Been a
very bad year for my heroes so far.
The loss of David Bowie, Prince, Glenn Fry, Victoria Wood and now the sporting legend that was Muhammad Ali. Tragic.
If you have not read the Fight by Norman Mailer, you should. The description of the legendary fight between Ali and George Foreman has to be one of the best books ever written about sport. Even for a non-fight-lover it is a brutal study of the pugilist’s skill. Mailer describes the dynamics of the battle in graphic detail comparing it to a chess match and to a piece of art.
He also records controversially that the referee loosens the tightness of the ropes to allow Ali to lean back more when doing his "rope-a-dope”, permitting Ali to better absorb the onslaught of a man who would destroy the inner organs of a normal man with one blow.
During the fight an enraged Foreman grows increasingly weary, allowing Ali to eventually take control of the bout and knock him down. With hindsight Ali’s clear (and dangerous) strategy was to let Foreman blow himself out before delivering the killer punch. You can see that echoed in the pre fight ‘banter’, sledging or pre conditioning as a negotiator may call it.
Ali was the master self publication. His hype and showmanship was perhaps designed to create commercial interest and the fact that he was the first fighter to earn £1 million for a single event is testament to his skill at it.

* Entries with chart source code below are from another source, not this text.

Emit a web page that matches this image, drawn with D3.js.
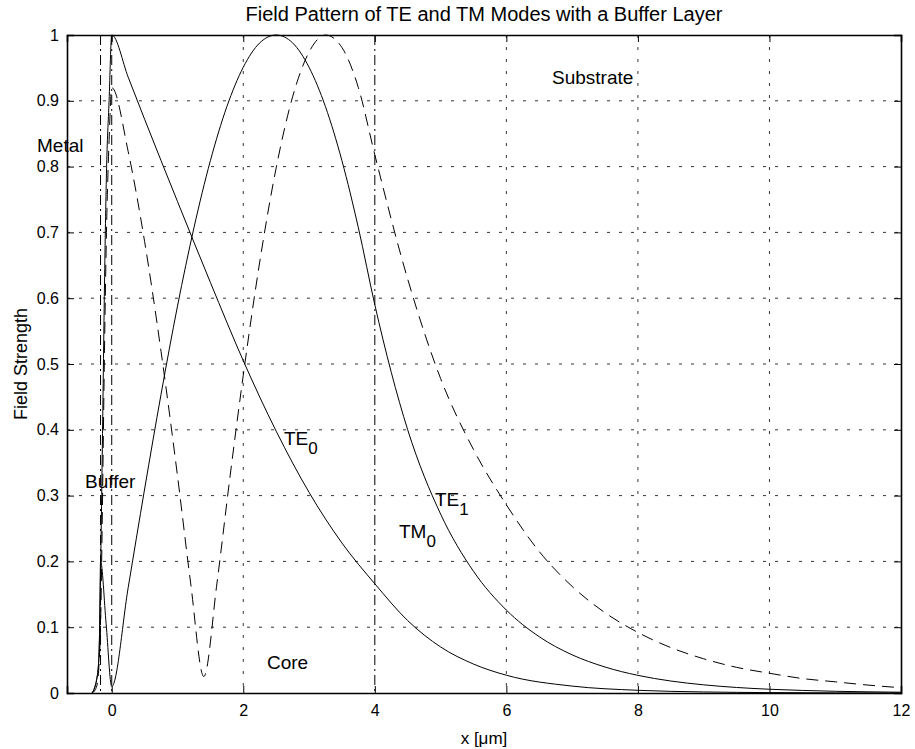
<!DOCTYPE html>
<html lang="en">
<head>
<meta charset="UTF-8">
<title>Field Pattern of TE and TM Modes with a Buffer Layer</title>
<script src="https://cdn.jsdelivr.net/npm/d3@7"></script>
<style>
    body { margin: 0; background: #fff; }
    svg { display: block; }
    text { font-family: "Liberation Sans", Arial, Helvetica, sans-serif; fill: #000; }
</style>
</head>
<body>
<script>
    // x positions [um] and field values
    var te0X = [-0.3, -0.26, -0.23, -0.2, -0.185, -0.17, -0.15, -0.13, -0.11, -0.08, -0.04, 0,
        0.25, 0.5, 1, 1.5, 2, 2.5, 3, 3.5, 4, 4.5, 5, 5.5, 6, 7, 8, 9, 10, 11, 12];
    var te0Y = [0, 0.008, 0.02, 0.045, 0.09, 0.18, 0.32, 0.47, 0.62, 0.79, 0.9, 1,
        0.936, 0.872, 0.747, 0.624, 0.505, 0.398, 0.305, 0.228, 0.166, 0.11, 0.07, 0.044, 0.027,
        0.0105, 0.0041, 0.0016, 0.0006, 0.0002, 0.0001];

    var tm0X = [-0.3, -0.26, -0.23, -0.2, -0.185, -0.17, -0.085, 0,
        0.25, 0.5, 0.75, 1, 1.25, 1.5, 1.75, 2, 2.25, 2.5, 2.75, 3, 3.25, 3.5, 3.75, 4,
        4.5, 5, 5.5, 6, 6.5, 7, 7.5, 8, 8.5, 9, 9.5, 10, 10.5, 11, 11.5, 12];
    var tm0Y = [0, 0.008, 0.02, 0.045, 0.09, 0.2, 0.105, 0.01,
        0.16, 0.31, 0.454, 0.588, 0.707, 0.809, 0.891, 0.951, 0.988, 1, 0.988, 0.951, 0.891, 0.809, 0.707, 0.59,
        0.4, 0.272, 0.185, 0.126, 0.0855, 0.058, 0.0395, 0.0268, 0.0182, 0.0124, 0.0084, 0.0057, 0.0039, 0.0026, 0.0018, 0.0012];

    var te1X = [-0.3, -0.25, -0.21, -0.19, -0.17, -0.15, -0.13, -0.11, -0.08, -0.04, 0,
        0.25, 0.5, 0.75, 1, 1.2, 1.4, 1.6, 1.8, 2, 2.25, 2.5, 2.75, 3, 3.25, 3.5, 3.75, 4,
        4.5, 5, 5.5, 6, 6.5, 7, 7.5, 8, 8.5, 9, 9.5, 10, 10.5, 11, 11.5, 12];
    var te1Y = [0, 0.005, 0.02, 0.05, 0.1, 0.22, 0.37, 0.52, 0.7, 0.84, 0.92,
        0.823, 0.686, 0.519, 0.33, 0.167, 0.025, 0.167, 0.33, 0.483, 0.655, 0.798, 0.906, 0.974, 1, 0.981, 0.92, 0.818,
        0.629, 0.478, 0.37, 0.286, 0.215, 0.162, 0.122, 0.092, 0.069, 0.052, 0.039, 0.03, 0.022, 0.017, 0.012, 0.008];

    var layerEdges = [-0.17, 0, 4];
    var xTicks = [0, 2, 4, 6, 8, 10, 12];
    var yTicks = [0, 0.1, 0.2, 0.3, 0.4, 0.5, 0.6, 0.7, 0.8, 0.9, 1];

    var W = 915, H = 749;
    var pL = 67, pT = 35, pR = 901, pB = 693;

    var x = d3.scaleLinear().domain([-0.68, 12]).range([pL, pR]);
    var y = d3.scaleLinear().domain([0, 1]).range([pB, pT]);

    var svg = d3.select("body").append("svg")
        .attr("width", W)
        .attr("height", H);

    // grid
    svg.append("g").selectAll("line")
        .data(yTicks.slice(1, -1))
        .enter().append("line")
        .attr("x1", pL).attr("x2", pR)
        .attr("y1", function(d) { return y(d); })
        .attr("y2", function(d) { return y(d); })
        .attr("stroke", "#000").attr("stroke-width", 0.8)
        .attr("stroke-dasharray", "3,9");
    svg.append("g").selectAll("line")
        .data(xTicks.filter(function(d) { return layerEdges.indexOf(d) < 0 && d < 12; }))
        .enter().append("line")
        .attr("y1", pT).attr("y2", pB)
        .attr("x1", function(d) { return x(d); })
        .attr("x2", function(d) { return x(d); })
        .attr("stroke", "#000").attr("stroke-width", 0.8)
        .attr("stroke-dasharray", "3,9");

    // layer boundaries
    svg.append("g").selectAll("line")
        .data(layerEdges)
        .enter().append("line")
        .attr("y1", pT).attr("y2", pB)
        .attr("x1", function(d) { return x(d); })
        .attr("x2", function(d) { return x(d); })
        .attr("stroke", "#000").attr("stroke-width", 1)
        .attr("stroke-dasharray", "10,4,2,4");

    // curves
    var line = d3.line()
        .x(function(d) { return x(d[0]); })
        .y(function(d) { return y(d[1]); })
        .curve(d3.curveMonotoneX);

    function drawCurve(xs, ys, dash) {
        svg.append("path")
            .datum(d3.zip(xs, ys))
            .attr("d", line)
            .attr("fill", "none")
            .attr("stroke", "#000")
            .attr("stroke-width", 1)
            .attr("stroke-dasharray", dash);
    }
    drawCurve(te0X, te0Y, null);
    drawCurve(tm0X, tm0Y, null);
    drawCurve(te1X, te1Y, "12,7");

    // axes box with inward ticks
    var tl = 7;
    var axB = svg.append("g").attr("transform", "translate(0," + pB + ")")
        .call(d3.axisBottom(x).tickValues(xTicks).tickSize(-tl).tickPadding(12).tickFormat(d3.format("d")));
    var axT = svg.append("g").attr("transform", "translate(0," + pT + ")")
        .call(d3.axisTop(x).tickValues(xTicks).tickSize(-tl).tickFormat(""));
    var axL = svg.append("g").attr("transform", "translate(" + pL + ",0)")
        .call(d3.axisLeft(y).tickValues(yTicks).tickSize(-tl).tickPadding(8)
            .tickFormat(function(d) { return d === 0 || d === 1 ? d : d3.format(".1f")(d); }));
    var axR = svg.append("g").attr("transform", "translate(" + pR + ",0)")
        .call(d3.axisRight(y).tickValues(yTicks).tickSize(-tl).tickFormat(""));
    [axB, axT, axL, axR].forEach(function(g) {
        g.select(".domain").attr("stroke-width", 1.6);
        g.selectAll(".tick line").attr("stroke-width", 1);
        g.selectAll("text").style("font-size", "16px")
            .style("font-family", "'Liberation Sans', Arial, sans-serif");
    });

    svg.append("text")
        .attr("x", (pL + pR) / 2).attr("y", 21)
        .attr("text-anchor", "middle").style("font-size", "20px")
        .text("Field Pattern of TE and TM Modes with a Buffer Layer");
    svg.append("text")
        .attr("x", (pL + pR) / 2).attr("y", 744)
        .attr("text-anchor", "middle").style("font-size", "17px")
        .text("x [\u03bcm]");
    svg.append("text")
        .attr("transform", "translate(27," + ((pT + pB) / 2) + ") rotate(-90)")
        .attr("text-anchor", "middle").style("font-size", "18px")
        .text("Field Strength");

    // region and mode labels
    var notes = [
        { t: "Substrate", x: 552, y: 84 },
        { t: "Metal", x: 37, y: 152 },
        { t: "Buffer", x: 85, y: 488 },
        { t: "Core", x: 267, y: 669 }
    ];
    svg.append("g").selectAll("text")
        .data(notes)
        .enter().append("text")
        .attr("x", function(d) { return d.x; })
        .attr("y", function(d) { return d.y; })
        .style("font-size", "19px")
        .text(function(d) { return d.t; });

    var modes = [
        { t: "TE", s: "0", x: 284, y: 445 },
        { t: "TM", s: "0", x: 399, y: 538 },
        { t: "TE", s: "1", x: 435, y: 506 }
    ];
    modes.forEach(function(m) {
        var t = svg.append("text")
            .attr("x", m.x).attr("y", m.y)
            .style("font-size", "19px");
        t.append("tspan").text(m.t);
        t.append("tspan").attr("dy", 9).style("font-size", "17px").text(m.s);
    });
</script>
</body>
</html>
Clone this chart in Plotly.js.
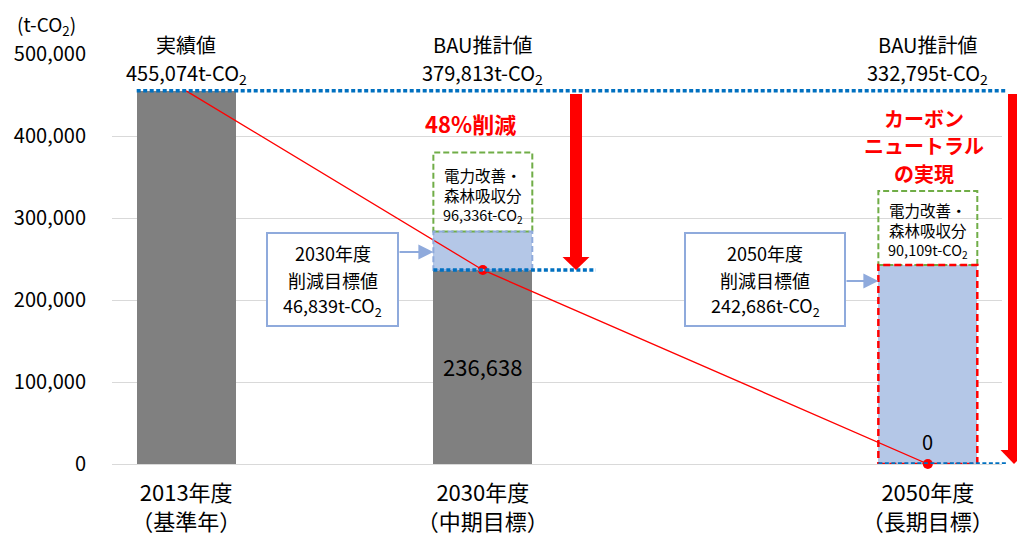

“I done something new for this fight. I wrestled with an alligator. I tussled with a whale. I handcuffed lightening. I thrown thunder in jail. Only last week I murdered a rock, injured a stone, hospitalized a brick. I’m so mean I make medicine sick!” was his flamboyant rant before the Rumble in the Jungle.
But this kind of pre-conditioning happens in many other types of conflict even if they are not quite so abrasive as boxing.
Imagine you are planning to start commercial negotiations with the other party. Take a sales example:
You telephone to confirm the appointment and the buyer says, aggressively: “Don’t bother showing up if you are going to tell me about price increases. You’ll be wasting your time and I will be forced to speak to your competitors”.
When you arrive you are kept waiting in reception for half an hour, with no explanation. As you walk into the other person’s office they indicate for you to sit down, but they don’t look up. Instead, they sit leafing through your competitor’s brochure, in silence, ignoring your efforts to make conversation.
At this stage, how confident do you feel?
These are tactics, and there are lots of them, used on either side of the fence. The trained negotiator sees them for what they are and once they are recognised as tactics, their effects are reduced, or eliminated.
If you let them rile you, you might end up losing focus and value
Stay in control and you’ve got more chance to win through.